Convivence responsable : politique publique, éducation et services vétérinaires

L’ordonnance a fourni un cadre pour renforcer les services vétérinaires et augmenter les stérilisations annuelles de 200 à 1 000 interventions grâce à World Vets. La réduction des accidents impliquant des animaux domestiques en est la preuve directe. Le Manuel de Convivence Responsable, une ressource éducative adaptée à la réalité de Galápagos, a été distribué dans 80 % des foyers et utilisé dans les écoles et les événements communautaires.
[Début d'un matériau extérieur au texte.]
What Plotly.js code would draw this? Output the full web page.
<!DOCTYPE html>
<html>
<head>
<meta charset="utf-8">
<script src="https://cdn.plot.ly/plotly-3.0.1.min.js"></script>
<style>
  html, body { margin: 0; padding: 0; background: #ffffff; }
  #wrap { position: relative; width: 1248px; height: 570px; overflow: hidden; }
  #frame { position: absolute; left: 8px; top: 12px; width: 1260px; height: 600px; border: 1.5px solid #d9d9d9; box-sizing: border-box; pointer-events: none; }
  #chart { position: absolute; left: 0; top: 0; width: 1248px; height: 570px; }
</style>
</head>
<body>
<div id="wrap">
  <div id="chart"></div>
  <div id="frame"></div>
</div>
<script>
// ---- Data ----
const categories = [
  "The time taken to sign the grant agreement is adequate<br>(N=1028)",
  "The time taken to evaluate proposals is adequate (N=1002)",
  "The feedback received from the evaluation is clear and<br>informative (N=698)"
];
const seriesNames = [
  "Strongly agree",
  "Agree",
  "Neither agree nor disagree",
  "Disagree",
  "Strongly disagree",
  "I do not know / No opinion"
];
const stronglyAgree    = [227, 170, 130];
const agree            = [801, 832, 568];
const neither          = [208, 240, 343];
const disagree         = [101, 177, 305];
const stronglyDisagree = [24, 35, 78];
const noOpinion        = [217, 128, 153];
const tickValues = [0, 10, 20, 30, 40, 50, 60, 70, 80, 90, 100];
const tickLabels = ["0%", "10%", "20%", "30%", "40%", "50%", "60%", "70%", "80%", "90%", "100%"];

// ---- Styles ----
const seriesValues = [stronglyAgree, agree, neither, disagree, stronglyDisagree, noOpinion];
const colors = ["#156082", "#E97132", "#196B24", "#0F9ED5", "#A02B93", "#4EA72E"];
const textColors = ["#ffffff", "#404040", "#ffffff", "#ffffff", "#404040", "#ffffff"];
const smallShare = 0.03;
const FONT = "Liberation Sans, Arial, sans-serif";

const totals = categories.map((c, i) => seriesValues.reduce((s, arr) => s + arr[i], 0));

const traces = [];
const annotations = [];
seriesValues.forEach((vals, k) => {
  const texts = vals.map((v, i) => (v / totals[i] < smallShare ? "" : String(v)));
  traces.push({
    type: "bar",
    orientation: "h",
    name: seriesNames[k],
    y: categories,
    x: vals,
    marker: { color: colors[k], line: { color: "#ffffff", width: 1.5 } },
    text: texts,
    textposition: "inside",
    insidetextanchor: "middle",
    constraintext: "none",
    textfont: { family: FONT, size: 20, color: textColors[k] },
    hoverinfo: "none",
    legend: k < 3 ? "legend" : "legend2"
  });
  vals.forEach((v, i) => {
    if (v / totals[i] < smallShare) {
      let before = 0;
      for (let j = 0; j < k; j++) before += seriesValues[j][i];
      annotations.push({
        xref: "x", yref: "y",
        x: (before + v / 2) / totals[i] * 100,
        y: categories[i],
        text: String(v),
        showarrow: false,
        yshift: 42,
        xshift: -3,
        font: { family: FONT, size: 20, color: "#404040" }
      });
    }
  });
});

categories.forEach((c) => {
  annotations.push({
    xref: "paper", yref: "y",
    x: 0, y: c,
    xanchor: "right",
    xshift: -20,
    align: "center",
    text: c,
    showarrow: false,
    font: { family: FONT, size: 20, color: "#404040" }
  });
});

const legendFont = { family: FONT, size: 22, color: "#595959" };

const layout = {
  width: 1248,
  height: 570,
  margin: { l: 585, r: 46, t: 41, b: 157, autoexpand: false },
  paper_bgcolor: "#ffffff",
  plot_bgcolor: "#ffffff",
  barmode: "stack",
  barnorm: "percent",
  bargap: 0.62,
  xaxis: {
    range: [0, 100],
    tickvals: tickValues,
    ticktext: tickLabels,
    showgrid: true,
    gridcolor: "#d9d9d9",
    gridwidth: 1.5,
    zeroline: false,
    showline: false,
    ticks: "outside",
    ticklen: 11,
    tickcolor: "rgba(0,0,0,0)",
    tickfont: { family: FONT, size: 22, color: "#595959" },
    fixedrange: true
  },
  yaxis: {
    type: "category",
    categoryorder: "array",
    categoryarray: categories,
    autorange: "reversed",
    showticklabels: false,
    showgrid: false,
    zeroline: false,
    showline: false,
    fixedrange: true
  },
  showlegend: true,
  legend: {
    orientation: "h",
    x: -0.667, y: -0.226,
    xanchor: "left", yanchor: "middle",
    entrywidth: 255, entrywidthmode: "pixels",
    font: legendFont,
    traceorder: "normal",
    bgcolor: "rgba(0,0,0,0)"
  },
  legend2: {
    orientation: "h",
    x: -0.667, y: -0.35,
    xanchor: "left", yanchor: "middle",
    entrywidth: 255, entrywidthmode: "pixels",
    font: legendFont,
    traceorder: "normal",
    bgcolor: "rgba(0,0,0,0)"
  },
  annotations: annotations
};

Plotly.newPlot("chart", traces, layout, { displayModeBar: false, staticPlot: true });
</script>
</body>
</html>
Dernières actions déployées

Actuellement, nous menons un recensement de la faune urbaine, afin d’obtenir des données précises sur les animaux de compagnie de l’île. Ce projet vise à identifier les colonies de chats, le nombre d’animaux nécessitant encore une stérilisation, et à évaluer les besoins de la population. Nous avons visité 832 foyers en trois semaines, et plus de 75 % des chiens et chats identifiés sont désormais stérilisés, un progrès soutenu par l’ordonnance.

Faune sauvage vulnérable

De nombreux défis restent à relever. Les îles abritent des espèces classées « vulnérables » par l’UICN, comme les iguanes et les lions de mer, souvent exposées à des maladies zoonotiques transmises par les animaux domestiques. 
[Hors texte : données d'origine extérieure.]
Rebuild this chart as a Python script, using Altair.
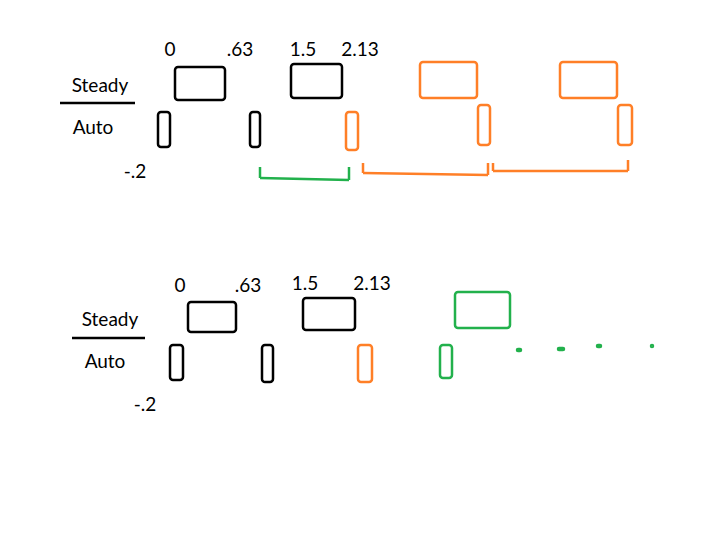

Des projets de développement touristique dans des habitats naturels essentiels menacent également cet écosystème.

Acteurs du changement

Le travail de notre équipe aux Galápagos, dirigé par Jorge Vázquez, a permis d’établir des avancées historiques dans la culture de conservation et dans la relation des habitants avec leurs animaux de compagnie. En coordonnant les efforts des organisations locales et internationales avec le gouvernement, et en écoutant les besoins des résidents, nous avons encouragé des interactions respectueuses avec la faune urbaine, incluant des ateliers d’éducation, des formations, et des adoptions.

La campagne Convivence Responsable est devenue une politique publique bien ancrée et continue, malgré les changements politiques. Le succès de cette initiative est attesté par la demande d’autres îles de l’archipel de recevoir un accompagnement similaire.